In an earlier posting I describe a fun word-game in which the word “pants” is substituted into quotes or lyrics of sentences. We used to play it at a company I started back in 1997, and I always thought we were the inventors of it (alcohol was involved!) We had another game that we played, which was the elaborate retelling of Official Jokes. There were 3 (the lion hunter joke, the parrot in the fridge joke, and the kennedy assassination joke) and since we all knew them, for some reason it was screamingly funny to hear someone trying to tell an old joke in a new way.

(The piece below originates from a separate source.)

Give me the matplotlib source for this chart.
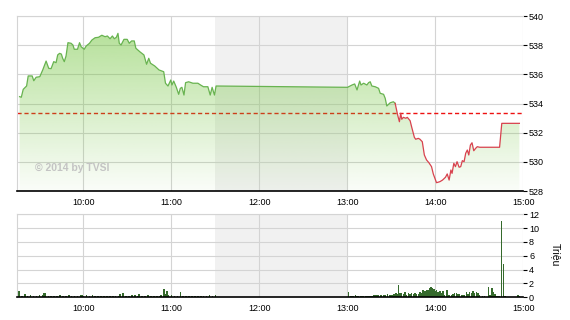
import numpy as np
import matplotlib
matplotlib.use("Agg")
from matplotlib import pyplot as plt
from matplotlib.patches import Polygon

# price: minutes after 9:00 and index value
price_min = [16.4, 17.6, 18.9, 21.2, 22.3, 25.0, 26.1, 27.7, 30.2, 32.2,
             34.5, 36.3, 37.9, 39.7, 41.3, 42.4, 43.7, 44.9, 45.8, 46.9,
             48.1, 49.4, 51.5, 52.8, 53.7, 55.9, 57.3, 58.4, 60.5, 61.8,
             64.1, 65.7, 67.9, 70.2, 72.5, 74.7, 76.3, 78.1, 79.7, 81.0,
             82.4, 83.5, 84.4, 85.6, 87.6, 89.8, 91.2, 92.8, 94.6, 95.7,
             98.4, 101.2, 103.0, 104.5, 105.7, 108.6, 111.5, 114.7, 115.9, 117.6,
             119.5, 120.3, 121.5, 123.3, 124.9, 126.0, 127.1, 128.5, 129.6, 131.7,
             134.6, 138.0, 139.8, 141.8, 144.8, 146.4, 147.7, 149.3, 150.4,
             240.0, 243.1, 244.9, 246.5, 248.3, 249.2, 251.0, 253.2, 254.4, 255.5,
             256.6, 258.9, 261.2, 262.3, 264.6, 265.7, 266.8, 269.1, 271.3, 272.5,
             274.2, 275.4, 276.3, 277.0, 278.1, 279.7, 280.8, 282.7, 283.7, 285.6,
             286.5, 288.3, 289.4, 291.0, 292.4, 293.9, 295.5, 297.3, 298.5, 299.6,
             300.7, 303.0, 304.8, 306.8, 308.0, 309.3, 310.5, 311.3, 312.5, 313.6,
             314.7, 316.1, 317.2, 318.3, 319.5, 320.6, 321.7, 322.7, 323.8, 324.9,
             326.1, 327.4, 328.5, 330.1, 343.7, 345.2, 357.2]
price_val = [534.47, 534.43, 534.97, 535.20, 535.89, 535.89, 535.56, 535.80, 535.84, 536.30,
             536.91, 536.41, 536.39, 536.87, 536.80, 537.33, 537.44, 537.39, 537.10, 536.87,
             537.26, 538.17, 538.13, 538.01, 537.72, 537.72, 538.17, 537.89, 537.72, 537.94,
             538.13, 538.35, 538.51, 538.54, 538.68, 538.58, 538.63, 538.44, 538.63, 538.44,
             538.54, 538.81, 538.13, 538.01, 538.40, 538.40, 538.13, 538.29, 538.29, 537.79,
             537.55, 537.33, 536.69, 537.10, 536.76, 536.57, 536.30, 536.18, 535.39, 535.20,
             535.61, 535.27, 535.54, 535.11, 534.63, 535.04, 535.11, 534.58, 535.43, 535.49,
             535.39, 535.39, 535.27, 535.15, 535.15, 534.58, 535.11, 534.58, 535.20,
             535.11, 535.27, 535.34, 534.93, 535.54, 535.27, 535.39, 535.27, 535.43, 535.49,
             535.20, 535.15, 535.04, 534.70, 534.63, 534.36, 533.83, 534.05, 534.12, 534.01,
             533.21, 532.75, 533.33, 532.92, 533.05, 532.99, 533.05, 532.82, 532.41, 531.68,
             531.55, 531.61, 531.55, 531.38, 530.47, 530.13, 529.94, 529.67, 529.17, 528.87,
             528.57, 528.64, 528.75, 528.94, 529.17, 528.75, 529.44, 529.21, 529.90, 529.67,
             530.01, 529.63, 529.67, 530.08, 530.01, 530.59, 530.81, 530.47, 531.15, 531.31,
             530.76, 530.93, 531.04, 531.00, 531.00, 532.64, 532.64]
ref_level = 533.37
red_from = 272.5

# volume (million shares)
vol_min = [16, 18, 20, 22, 24, 26, 28, 30, 32, 33,
           34, 36, 38, 40, 42, 44, 46, 48, 50, 52,
           54, 56, 58, 59, 60, 62, 64, 66, 68, 70,
           72, 74, 76, 78, 80, 82, 84, 85, 87, 89,
           91, 93, 95, 97, 98, 100, 102, 104, 106, 108,
           110, 112, 113, 115, 116, 117, 118, 120, 122, 124,
           126, 128, 130, 132, 134, 136, 138, 140, 142, 144,
           146, 148, 150,
           240.8, 241.9, 243.0, 244.2, 245.3, 246.4, 247.6, 248.7, 249.8, 251.0,
           252.1, 253.2, 254.4, 255.5, 256.6, 257.7, 258.9, 260.0, 261.1, 262.7,
           264.5, 265.7, 267.2, 269.0, 270.2, 271.8, 273.1, 274.0, 274.9, 275.8,
           277.0, 278.1, 279.2, 280.3, 281.5, 282.6, 283.7, 284.9, 286.0, 287.1,
           288.3, 289.4, 290.5, 291.6, 292.8, 293.9, 295.0, 296.2, 296.8, 297.7,
           298.9, 299.8, 300.7, 301.8, 303.0, 304.1, 305.2, 306.3, 307.9, 309.3,
           310.9, 312.0, 313.1, 314.2, 315.4, 316.5, 317.6, 318.8, 319.9, 321.0,
           322.2, 323.3, 324.4, 325.5, 326.7, 327.8, 328.9, 330.1, 331.9, 333.5,
           336.0, 337.3, 338.4, 339.6, 340.7, 341.8, 343.2, 345.0, 346.3, 347.5,
           350.4, 353.8, 356.1, 357.2]
vol_val = [0.95, 0.2, 0.45, 0.15, 0.35, 0.15, 0.2, 0.3, 0.4, 0.65,
           0.6, 0.15, 0.15, 0.15, 0.15, 0.3, 0.2, 0.2, 0.3, 0.2,
           0.25, 0.2, 0.3, 0.35, 0.25, 0.3, 0.2, 0.3, 0.15, 0.2,
           0.15, 0.2, 0.15, 0.2, 0.2, 0.15, 0.2, 0.45, 0.63, 0.25,
           0.2, 0.3, 0.35, 0.2, 0.48, 0.2, 0.2, 0.3, 0.2, 0.25,
           0.2, 0.25, 0.4, 1.2, 0.45, 0.9, 0.4, 0.3, 0.2, 0.2,
           0.75, 0.2, 0.15, 0.2, 0.15, 0.2, 0.2, 0.2, 0.15, 0.2,
           0.3, 0.2, 0.3,
           0.72, 0.2, 0.2, 0.2, 0.3, 0.2, 0.15, 0.2, 0.15, 0.2,
           0.2, 0.2, 0.2, 0.25, 0.25, 0.35, 0.35, 0.3, 0.3, 0.4,
           0.3, 0.4, 0.5, 0.4, 0.3, 0.5, 0.6, 0.5, 1.85, 0.6,
           0.65, 0.5, 0.75, 0.4, 0.6, 0.5, 0.65, 0.5, 0.6, 0.5,
           0.5, 0.75, 0.6, 1.05, 0.95, 1.1, 1.1, 1.35, 1.45, 1.3,
           1.15, 0.85, 1.05, 0.75, 0.95, 0.65, 0.85, 0.4, 1.05, 0.3,
           0.4, 0.5, 0.65, 0.6, 0.5, 0.5, 0.4, 0.3, 0.4, 0.75,
           0.5, 0.75, 0.65, 0.85, 0.65, 0.75, 0.65, 0.3, 0.2, 0.2,
           1.45, 0.3, 1.35, 0.75, 0.55, 0.2, 0.15, 11.1, 4.8, 0.2,
           0.1, 0.1, 0.35, 0.2]

hour_ticks = [60, 120, 180, 240, 300, 360]
hour_labels = ["10:00", "11:00", "12:00", "13:00", "14:00", "15:00"]
lunch_start, lunch_end = 150, 240

plt.rcParams['font.family'] = ['Liberation Sans', 'DejaVu Sans']

fig = plt.figure(figsize=(5.7, 3.2), dpi=100)
ax = fig.add_axes([0.0307, 0.4031, 0.8877, 0.5469])
ax2 = fig.add_axes([0.0307, 0.0709, 0.8877, 0.2594])


def style(a, yticks):
    a.set_xticks(hour_ticks)
    a.set_xticklabels(hour_labels)
    a.set_yticks(yticks)
    a.yaxis.tick_right()
    a.grid(True, color='#d4d4d4', lw=0.8)
    a.set_axisbelow(True)
    a.axvspan(lunch_start, lunch_end, color='#f1f1f1', lw=0, zorder=0)
    a.spines['left'].set_color('#d4d4d4')
    a.spines['top'].set_color('#d4d4d4')
    a.spines['right'].set_visible(False)
    a.spines['bottom'].set_color('black')
    a.spines['bottom'].set_linewidth(1.2)
    a.tick_params(axis='x', length=0, labelsize=6.5, pad=5)
    a.tick_params(axis='y', length=3, width=0.8, labelsize=6.5, pad=1)


# price panel
style(ax, np.arange(528, 541, 2))
t = np.array(price_min)
v = np.array(price_val)

# reference line sits under the semi-transparent fill
ax.axhline(ref_level, color='#ee1111', lw=1.0, ls=(0, (3, 2)), zorder=0.8)

grad = np.zeros((256, 1, 4))
grad[..., 0] = 110 / 255
grad[..., 1] = 195 / 255
grad[..., 2] = 55 / 255
grad[..., 3] = np.linspace(0.55, 0.03, 256)[:, None]
im = ax.imshow(grad, extent=[15, 360, 528, 540], aspect='auto', origin='upper', zorder=1)
poly = Polygon(list(zip(t, v)) + [(t[-1], 528), (t[0], 528)], closed=True,
               transform=ax.transData, facecolor='none', edgecolor='none')
im.set_clip_path(poly)

green = t <= red_from
red = t >= red_from
ax.plot(t[green], v[green], color='#68b350', lw=0.9, zorder=4)
ax.plot(t[red], v[red], color='#d8424e', lw=0.9, zorder=4)

ax.text(26.6, 529.6, "\u00a9 2014 by TVSI", color='#c4c4c4', fontsize=7.5,
        fontweight='bold', ha='left', va='center', zorder=5)
ax.set_xlim(15, 360)
ax.set_ylim(528, 540)

# volume panel
style(ax2, np.arange(0, 13, 2))
ax2.bar(vol_min, vol_val, width=1.0, color='#356a2c', zorder=2)
ax2.set_xlim(15, 360)
ax2.set_ylim(0, 12)

fig.text(0.975, 0.203, "Triệu", rotation=270, ha='center', va='center', fontsize=7.5)

fig.savefig("out.png", dpi=100)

Christopher Hitchens apparently had a word-game he taught Salman Rushdie, which consisted of coming up with titles of movies, best-sellers, songs or sayings that didn’t quite make it. Like the title of this posting, which is one of Jenna’s (and is one of my favorites)

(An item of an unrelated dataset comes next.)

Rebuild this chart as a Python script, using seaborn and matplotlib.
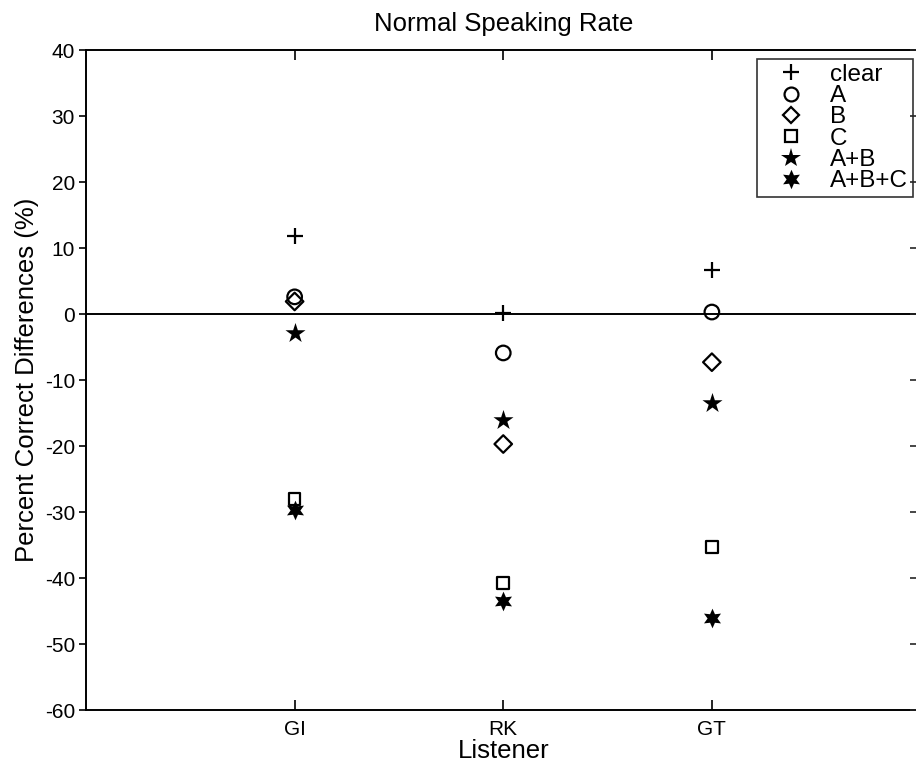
import matplotlib
matplotlib.use("Agg")
import matplotlib.pyplot as plt
import seaborn as sns
import pandas as pd
from matplotlib.lines import Line2D

# Listeners and percent-correct differences for each processing condition
listeners = ["GI", "RK", "GT"]
conditions = ["clear", "A", "B", "C", "A+B", "A+B+C"]
clear_vals = [11.8, 0.2, 6.7]
a_vals = [2.6, -5.9, 0.3]
b_vals = [1.9, -19.7, -7.3]
c_vals = [-28.0, -40.8, -35.3]
ab_vals = [-2.9, -16.1, -13.5]
abc_vals = [-29.7, -43.5, -46.1]

series = [clear_vals, a_vals, b_vals, c_vals, ab_vals, abc_vals]
rows = []
for cond, vals in zip(conditions, series):
    for i, (lis, v) in enumerate(zip(listeners, vals)):
        rows.append({"pos": i + 1, "Listener": lis, "condition": cond, "value": v})
df = pd.DataFrame(rows)

sns.set_theme(style="white")
plt.rcParams["font.family"] = ["Liberation Sans", "DejaVu Sans"]
plt.rcParams["axes.unicode_minus"] = False
plt.rcParams["text.color"] = "black"

fig = plt.figure(figsize=(9.16, 7.73), dpi=100)
ax = fig.add_axes([0.0939, 0.0815, 0.911, 0.8538])

styles = {
    "clear": dict(marker="+", s=120, color="black", linewidths=1.6),
    "A": dict(marker="o", s=110, facecolors="none", edgecolors="black", linewidths=1.6),
    "B": dict(marker="D", s=80, facecolors="none", edgecolors="black", linewidths=1.6),
    "C": dict(marker="s", s=70, facecolors="none", edgecolors="black", linewidths=1.6),
    "A+B": dict(marker="*", s=230, color="black", linewidths=0),
    "A+B+C": dict(marker=(6, 1, 0), s=200, color="black", linewidths=0),
}

handles = []
for cond in conditions:
    sub = df[df["condition"] == cond]
    kw = dict(styles[cond])
    sns.scatterplot(data=sub, x="pos", y="value", ax=ax, legend=False, **kw)
    mk = kw["marker"]
    if cond in ("A", "B", "C"):
        h = Line2D([], [], linestyle="none", marker=mk, markerfacecolor="none",
                   markeredgecolor="black", markeredgewidth=1.6,
                   markersize={"A": 10, "B": 8.5, "C": 8}[cond])
    elif cond == "clear":
        h = Line2D([], [], linestyle="none", marker="+", color="black",
                   markeredgewidth=1.6, markersize=11)
    else:
        h = Line2D([], [], linestyle="none", marker=mk, color="black",
                   markeredgewidth=0, markersize=15 if cond == "A+B" else 14)
    handles.append(h)

ax.axhline(0, color="black", linewidth=1.4, zorder=0)

ax.set_xlim(0, 4)
ax.set_ylim(-60, 40)
ax.set_xticks([1, 2, 3])
ax.set_xticklabels(listeners)
ax.set_yticks(range(-60, 41, 10))

for sp in ax.spines.values():
    sp.set_color("black")
    sp.set_linewidth(1.4)

ax.tick_params(axis="x", direction="in", length=7, width=1.2, top=True,
               bottom=True, labelsize=15, colors="black", pad=7)
ax.tick_params(axis="y", direction="out", length=5, width=1.2, left=True,
               labelsize=15, colors="black", pad=3)

ax2 = ax.twinx()
ax2.set_ylim(-60, 40)
ax2.set_yticks(range(-60, 41, 10))
ax2.tick_params(axis="y", direction="in", length=7, width=1.2, labelright=False)
for sp in ax2.spines.values():
    sp.set_visible(False)

ax.set_xlabel("Listener", fontsize=18.5, color="black", labelpad=0)
ax.set_ylabel("Percent Correct Differences (%)", fontsize=18.5, color="black", labelpad=4)
ax.set_title("Normal Speaking Rate", fontsize=18.5, color="black", pad=14)

leg = ax.legend(handles, conditions, loc="upper right",
                bbox_to_anchor=(913 / 916, 1 - 59 / 773),
                bbox_transform=fig.transFigure, borderaxespad=0,
                fontsize=17.5, frameon=True, fancybox=False, handlelength=2.4,
                handletextpad=0.4, labelspacing=-0.03, borderpad=0.2)
leg.get_frame().set_edgecolor("black")
leg.get_frame().set_linewidth(1.2)
for t in leg.get_texts():
    t.set_color("black")

fig.savefig("out.png", dpi=100, facecolor="white")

Hitchens’ version is “what would such-and-such be titled if it were a Robert Ludlum novel?” That generalizes to titles that didn’t quite work.
Like Charles’ Dickens “Tale of Two Places”
“The Lion, The Witch, and The Dresser” by C. S. Lewis.
Then there’s Bob Dylan’s “Like a Rolling Rock” and Led Zeppelin’s “Stairway to a Nice Place.”
“Fifty Shades of Grey: the Greying”
Michael Moorcock’s “Elric of Melbourne” was a high school favorite. As was Heinlein’s “The moon is a harsh mother.”
I grew up reading Willard Espy’s “Almanac of Words at Play” [amazon] It’s a lot of such silliness and it did its share of teaching me a fondness for verbal games.